One problem is that ZkClient's ZkEventThread and a RequestSendThread can
concurrently use objects that aren't thread-safe:
* Selector
* NetworkClient
* SSLEngine (this was the big one for us. We turn on SSL for interbroker
communication).
As per the "Concurrency Notes" section from the [SSLEngine
javadoc|https://docs.oracle.com/javase/7/docs/api/javax/net/ssl/SSLEngine.html]:
bq. two threads must not attempt to call the same method (either wrap() or
unwrap()) concurrently
SSLEngine.wrap gets called in:
* SslTransportLayer.write
* SslTransportLayer.handshake
* SslTransportLayer.close
It turns out that the ZkEventThread and RequestSendThread can concurrently call
SSLEngine.wrap:
* ZkEventThread calls SslTransportLayer.close from
ControllerChannelManager.removeExistingBroker
* RequestSendThread can call SslTransportLayer.write or
SslTransportLayer.handshake from NetworkClient.poll
Suppose the controller moves for whatever reason. The former controller could
have had a RequestSendThread who was in the middle of sending out messages to
the cluster while the ZkEventThread began executing
KafkaController.onControllerResignation, which calls
ControllerChannelManager.shutdown, which sequentially cleans up the
controller-to-broker queue and connection for every broker in the cluster. This
cleanup includes the call to ControllerChannelManager.removeExistingBroker as
mentioned earlier, causing the concurrent call to SSLEngine.wrap. This
concurrent call throws a BufferOverflowException which
ControllerChannelManager.removeExistingBroker catches so the
ControllerChannelManager.shutdown moves onto cleaning up the next
controller-to-broker queue and connection, skipping the cleanup steps such as
clearing the queue, stopping the RequestSendThread, and removing the entry from
its brokerStateInfo map.
By failing out of the Selector.close, the sensors corresponding to the broker
connection has not been cleaned up. Any later attempt at initializing an
identical Selector will result in a sensor collision and therefore cause
Selector initialization to throw an exception. In other words, any later
attempts by this broker to become controller again will fail on initialization.

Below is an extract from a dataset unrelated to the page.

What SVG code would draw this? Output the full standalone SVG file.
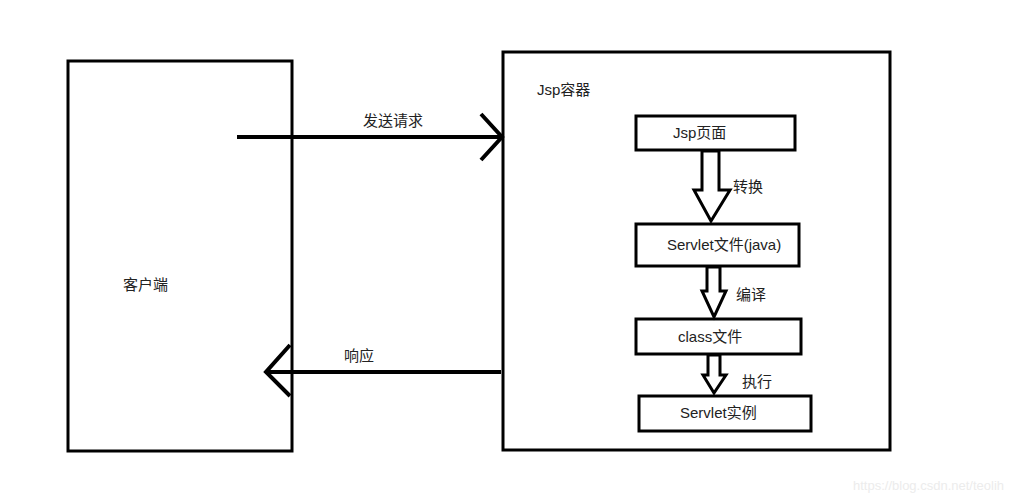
<svg xmlns="http://www.w3.org/2000/svg" width="1014" height="500" viewBox="0 0 1014 500">
<style>
.box{fill:#fff;stroke:#000;stroke-width:3}
.ln{fill:none;stroke:#000;stroke-width:4;stroke-linejoin:miter}
.blk{fill:#fff;stroke:#000;stroke-width:3;stroke-linejoin:miter}
text{font-family:"Liberation Sans","Noto Sans CJK SC",sans-serif;font-size:15px;fill:#222}
.wm{font-size:13px;fill:#ececec}
</style>
<rect width="1014" height="500" fill="#fff"/>
<g id="client"><rect class="box" x="68" y="61" width="224" height="390"/><text x="123" y="290">客户端</text></g>
<g id="container"><rect class="box" x="503" y="52" width="387" height="398"/><text x="537" y="95">Jsp容器</text></g>
<g id="jsp"><rect class="box" x="636" y="116" width="159" height="34"/><text x="673" y="138">Jsp页面</text></g>
<g id="servletjava"><rect class="box" x="636" y="224" width="163" height="42"/><text x="667" y="250">Servlet文件(java)</text></g>
<g id="classfile"><rect class="box" x="636" y="319" width="165" height="35"/><text x="678" y="342">class文件</text></g>
<g id="servletinst"><rect class="box" x="639" y="396" width="172" height="35"/><text x="680" y="418">Servlet实例</text></g>
<g id="connectors">
<path class="ln" d="M237 137 H501 M481 114 L502 137 L481 160"/>
<path class="ln" d="M501 372 H267 M290 345 L266 372 L290 396"/>
<polygon class="blk" points="702,151 719,151 719,190 730,190 711,221 694,190 702,190"/>
<polygon class="blk" points="707,267 720,267 720,291 726,291 714,317 702,291 707,291"/>
<polygon class="blk" points="708,355 720,355 720,375 726,375 714,393 703,375 708,375"/>
<text x="363" y="126">发送请求</text>
<text x="344" y="361">响应</text>
<text x="733" y="192">转换</text>
<text x="736" y="300">编译</text>
<text x="742" y="387">执行</text>
</g>
<text class="wm" x="853" y="490">https://blog.csdn.net/teolih</text>
</svg>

When controller initialization fails, the controller deletes the /controller
znode and lets another broker take over.
Now suppose the controller moves enough times such that every broker hits the
BufferOverflowException concurrency issue. We're now guaranteed to fail
controller initialization due to the sensor collision on every controller
transition, so the controller will move across brokers continuously.
The "connection-close-rate" is specifically cited because that's always the
first sensor registered upon Selector initialization and therefore is the
collision we see in the logs.
Now the question is why did the controller move enough times to hit every
broker in the cluster with the BufferOverflowException to begin with?
Considering the BufferOverflowException on resignation issue alone, it's
plausible that the cluster should stabilize after the first
BufferOverflowException.
We were running 0.10.1.1, where a controller can process events from ZkClient
even after resigning as controller (fixed in 0.10.2.0 in KAFKA-4447). For
instance, processing an isr change notification after resignation causes a
NullPointerException while broadcasting an UpdateMetadataRequest to the cluster
since the earlier controller resignation made the ControllerChannelManager
null. This NullPointerException causes the controller to delete the /controller
znode even though it's no longer the controller, kicking out the current active
controller, potentially causing the same scenario to repeat. Every broker's
logs had reported this NullPointerException from the
IsrChangeNotificationListener, which explains how the controller moved around
enough times such that every broker experienced the initial
BufferOverflowException.
> Brokers stuck in controller re-election loop after failing to register metrics
> ------------------------------------------------------------------------------
>
> Key: KAFKA-4900
> URL: https://issues.apache.org/jira/browse/KAFKA-4900
> Project: Kafka
> Issue Type: Bug
> Components: controller, core
> Affects Versions: 0.10.1.1
> Reporter: Nick Travers
>
> We hit this today in one of out three node staging clusters. The exception
> continues to occur on all three nodes.
> {code}
> 2017-03-15 02:17:30,677 ERROR
> [ZkClient-EventThread-35-samsa-zkserver.stage.sjc1.square:26101/samsa]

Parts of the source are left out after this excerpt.